The name Berghain elides the suffixes of the two districts which it adjoins - Kreuzberg and Friedrichshain – formerly divided by the Wall. It is both a symbol, and tangible embodiment of, reunification and the new cultures that sprang up in the depopulated districts of East Berlin after the fall of the Berlin Wall in 1989. Inside Berghain, freedom is more than an idea: it is an ongoing experimental practice, lived out every weekend.

During the time I spent in Berlin, I kept returning to the land around Berghain, exploring all the accessible areas around it. I walked through the spontaneous grassland and scrub to the south of the building. I noticed familiar weeds of  agricultural and waste land: scentless mayweed and wild rocket (this one seen everywhere in Berlin), Canadian fleabane (a north American annual found on disturbed ground worldwide) and Goldenrod, another naturalised North American. The colour palette of flowers and foliage seems to me to perfectly evoke a time and place: yellow, dirty-white-to-cream shades, the parchment brown of grass seedheads, the furry dark brown of the bullrush seedheads growing in a drainage swale. I picked these wildflowers and made arrangements from them.

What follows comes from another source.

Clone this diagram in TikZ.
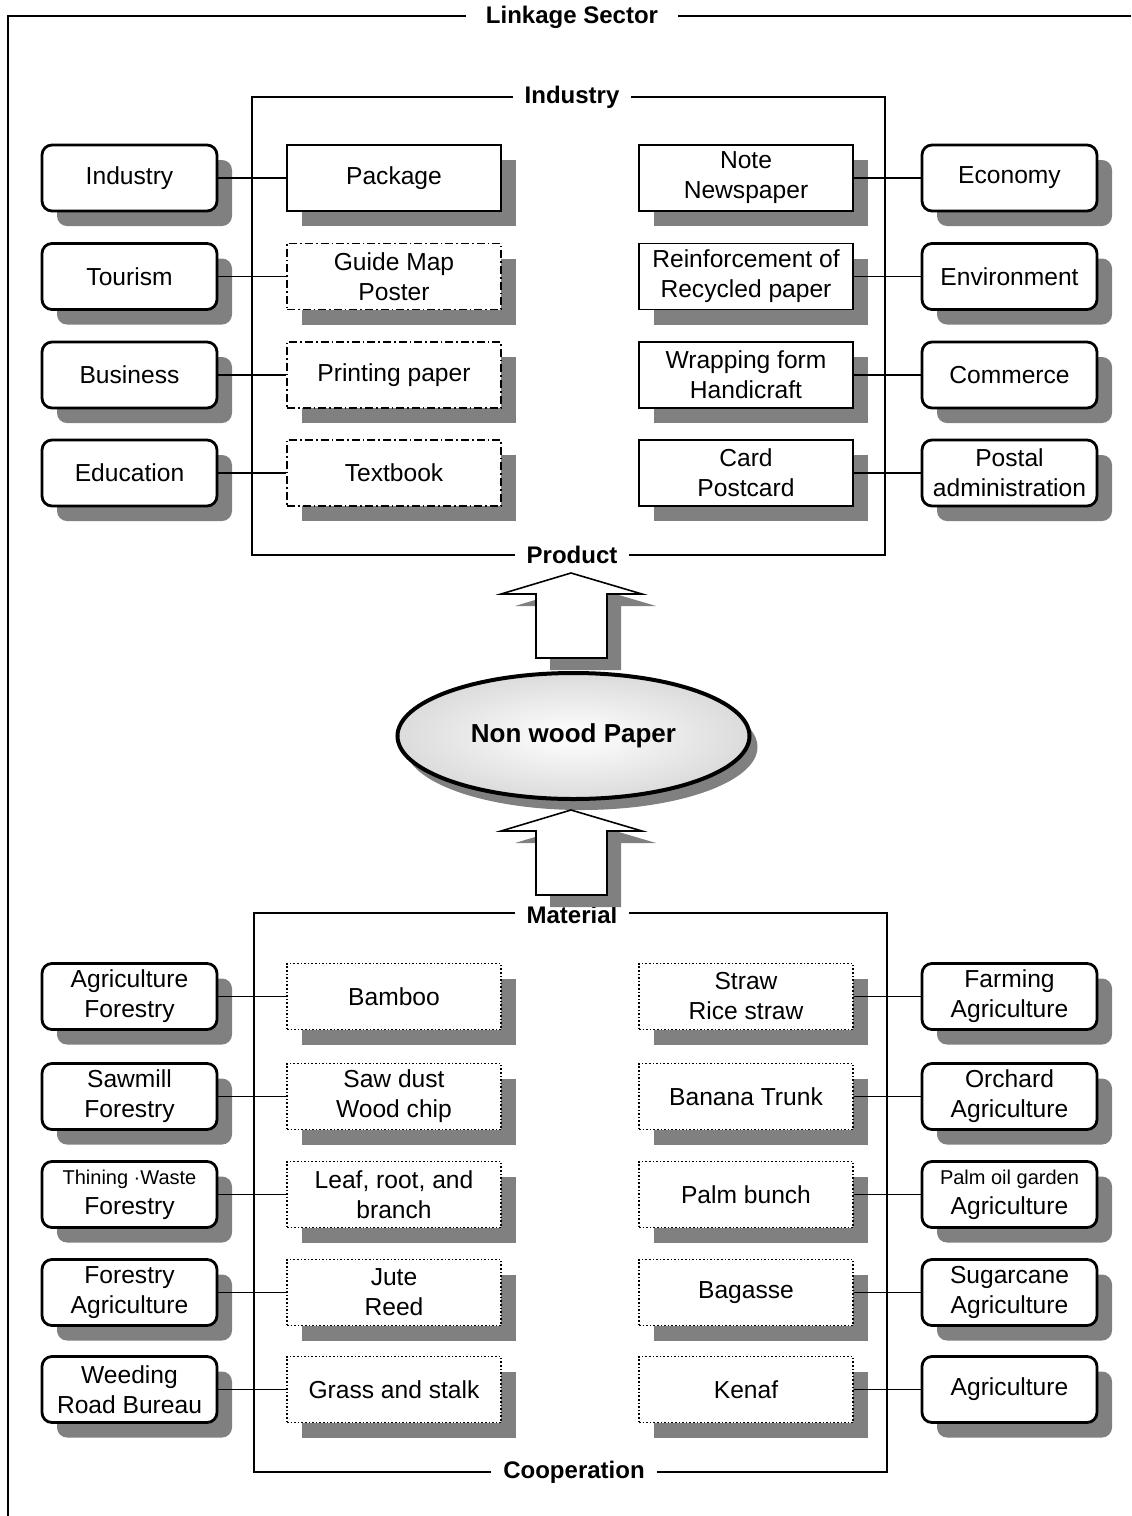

Immediately west of Berghain is a former railway yard and buildings from which coal was unloaded from freight wagons. A tall building with vast sliding doors, presumably connected with the unloading of coal from freight wagons, is now artists’ studios. Around it a scruffy garden has been built – raised beds, ponds, seating and firepits are formed out of former granite cobbles that presumably used to pave the city’s streets. Tall concrete walls are covered with graffiti murals. Unenclosed and unpoliced, this place is an open invitation to use and occupation. With friends, we held a barbeque one Friday night here, under the tall building, where someone had helpfully built a home-made firepit and grill. As the sun set over the car park next door, we scavenged firewood from the undergrowth nearby, built a fire and cooked food on it. We were surrounded by woodland, cooking food over a fire, and yet having an indisputably urban experience.

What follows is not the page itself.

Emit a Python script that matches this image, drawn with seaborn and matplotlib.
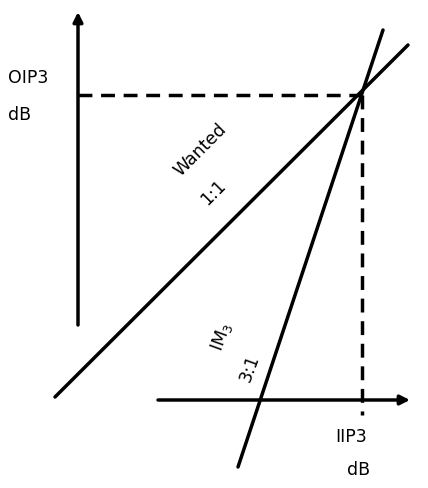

A friend used the word ‘DIY culture’ to describe the social, sexual, artistic and musical cultures of Berlin. By this she means people improvising music, art and culture with little or no money, without commerce as the primary imperative. I think that this is the common thread that connects the emergence of techno culture in the buildings of East Berlin in the 1990s through to the current incarnation of techno in Berghain, with what we, in our small way, were doing: repurposing the city’s buildings and landscapes to new uses. Commercial space – non-place – pressed in at the edge of this patch of woodland, visible in the arc lights of the car park, the acres of tarmac beyond the fence. Is making a picnic on wasteground a revolutionary act? I don’t really know. Still, there was something wonderful about cooking food and singing songs around a fire in the centre of a European capital city. We were active agents in the remaking of a place for our own purposes and meanings. When we finished our urban barbeque, others immediately adopted our fire to sit around.

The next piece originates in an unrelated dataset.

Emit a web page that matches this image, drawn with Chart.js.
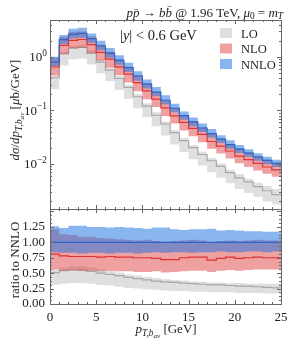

It’s possible to theorise endlessly about the meanings that urban wastelands accrue, and the creative practices that they enable. Or perhaps to speculate about how all this space might be used by being programmed into art and cultural activities. But we should resist the fetishism of urban wilderness in such specific terms. Perhaps these places are most important not for any specific meaning, use or creative practice that they accommodate, but for their necessary ambiguity, the unprogrammed nature of the uses that they enable. As urban nature habitats, as location for informal, diy and underground cultures, as site for personal ramblings – wastelands are places that allow for re-imagining things as other than they are.